§ Challenge
All lines from the beginning of the listing through the line with "import plotly.graph_objects as go" are to be copied word for word; the pictures are not.

§ Data lines

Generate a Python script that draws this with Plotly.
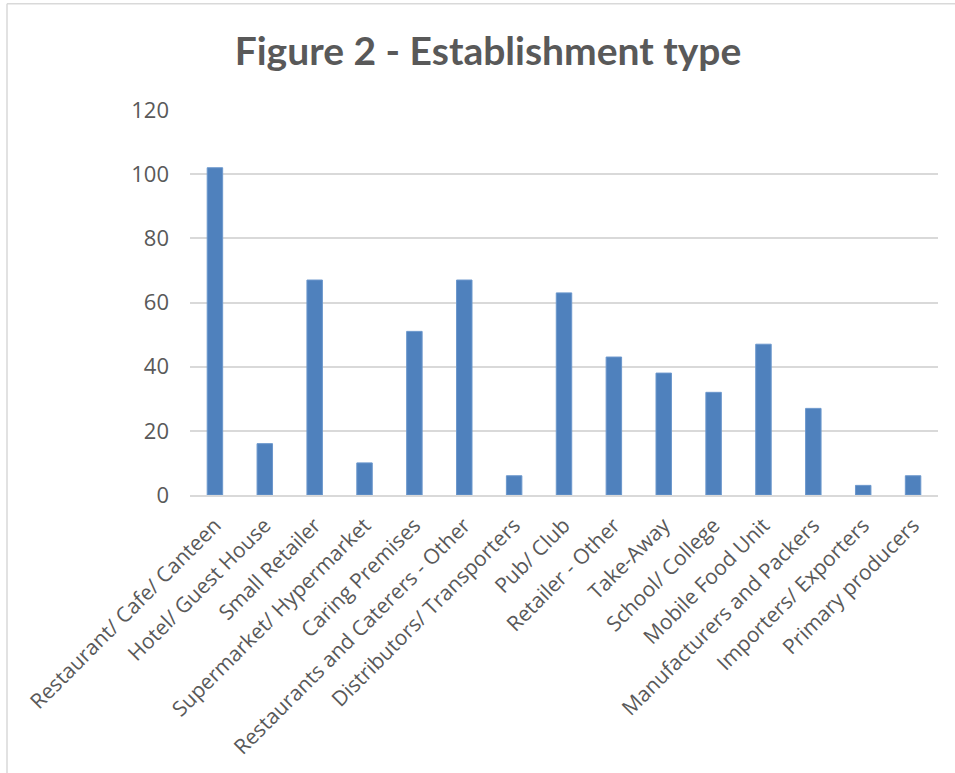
import plotly.graph_objects as go

categories = [
    "Restaurant/ Cafe/ Canteen", "Hotel/ Guest House", "Small Retailer",
    "Supermarket/ Hypermarket", "Caring Premises", "Restaurants and Caterers - Other",
    "Distributors/ Transporters", "Pub/ Club", "Retailer - Other", "Take-Away",
    "School/ College", "Mobile Food Unit", "Manufacturers and Packers",
    "Importers/ Exporters", "Primary producers",
]
values = [102, 16, 67, 10, 51, 67, 6, 63, 43, 38, 32, 47, 27, 3, 6]
y_ticks = [0, 20, 40, 60, 80, 100, 120]

W, H = 955, 773
L, R, T, B = 190, 17, 109.5, 278
pw, ph = W - L - R, H - T - B

fig = go.Figure(go.Bar(
    x=categories, y=values, width=0.31,
    marker=dict(color="#4F81BD", line=dict(color="#6B97CC", width=1)),
))

def px_x(x):
    return (x - L) / pw

def px_y(y):
    return (H - B - y) / ph

fig.update_layout(
    width=W, height=H,
    margin=dict(l=L, r=R, t=T, b=B, autoexpand=False),
    paper_bgcolor="white", plot_bgcolor="white",
    showlegend=False,
    bargap=0.69,
    title=dict(text="<b>Figure 2 - Establishment type</b>", x=(488) / W, xanchor="center",
               y=1 - 51 / H, yanchor="middle",
               font=dict(family="Lato", size=39, color="#595959")),
    font=dict(family="Open Sans", color="#595959"),
    xaxis=dict(tickangle=-45, tickfont=dict(size=21, color="#595959"),
               showgrid=False, showline=True, linecolor="#D9D9D9", linewidth=1.5,
               ticks="", ticklabelstandoff=8),
    yaxis=dict(range=[0, 120], tickvals=y_ticks, tickfont=dict(size=22, color="#595959"),
               showgrid=True, gridcolor="#D9D9D9", gridwidth=1.5, zeroline=False,
               showline=False, ticks="", ticklabelstandoff=20),
    shapes=[
        dict(type="line", xref="paper", yref="paper", x0=px_x(7), x1=px_x(W + 5),
             y0=px_y(3), y1=px_y(3), line=dict(color="#D9D9D9", width=1.5)),
        dict(type="line", xref="paper", yref="paper", x0=px_x(7), x1=px_x(7),
             y0=px_y(3), y1=px_y(H + 5), line=dict(color="#D9D9D9", width=1.5)),
    ],
)

fig.write_html("out.html")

§ Output
Generate a Python script that draws this with Plotly.
import plotly.graph_objects as go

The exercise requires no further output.